A young Cornish ‘Fixer’ is campaigning to make people realise that farming is not all straw hats and hay bales, but actually a very unforgiving industry.
Lorna Keight, 22, lives with her partner on his farm near Liskeard, and says long hours, unpredictable weather and the poor economic climate all add to the pressure on British farmers, who are subject to a disproportionately high suicide rate, according to the Royal Agricultural Benevolent Institution.
She believes that if people had a greater understanding of the industry, it would encourage people to support their local farmers by buying local produce.
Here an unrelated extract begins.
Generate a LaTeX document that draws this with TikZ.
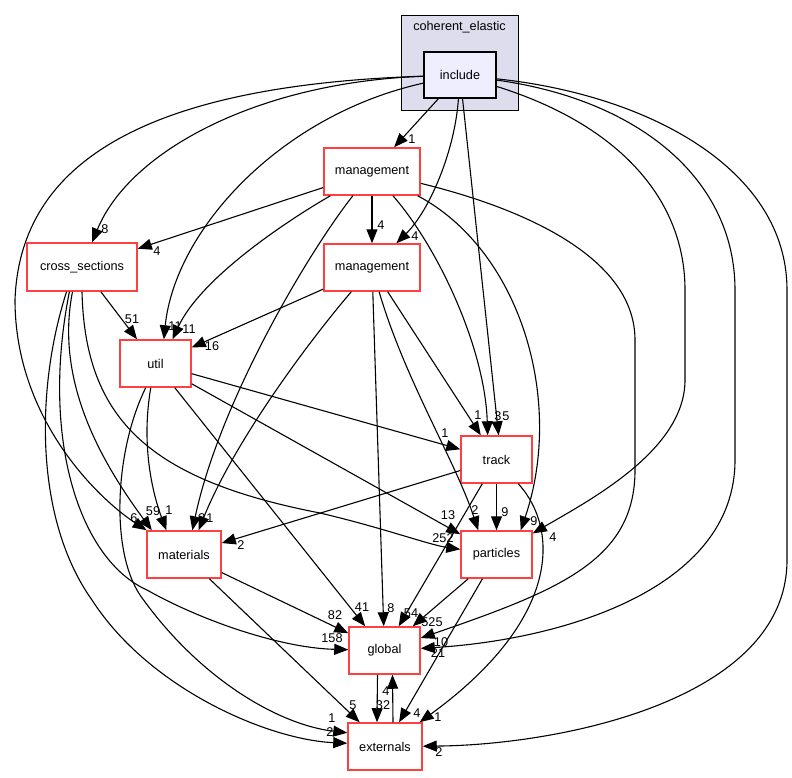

Now working with Fixers, a charity which supports young people to ‘fix’ the future, Keight is launching a poster campaign across the West Country to encourage the British public to help to keep their regional farms in business.
“Before I met Tom I thought farming was just an easy job,” she said. “I thought they all had days off in the summer in the sun. It seemed like a really nice lifestyle, and it is, but I had no idea just how much hard work does go into it. It has really shocked me and I want to open the eyes of the British public as well.”
Her partner Tom Maddever, 30, is the third generation to work the land at his family farm at Doddycross on the outskirts of Menheniot.
“One of the biggest challenges we face is the weather,” he said. “You are also very much tied to the farm. Having livestock means you have to work 365 days a year to make sure they are all fed and watered.
“In terms of the financial side of things, you are never going to become extremely wealthy from farming but I don’t worry about that because it’s a good way of life that I enjoy.”
Lorna Keight’s Fixers campaign will be the subject of a broadcast on ITV News West Country on Thursday, August 8 from 6pm.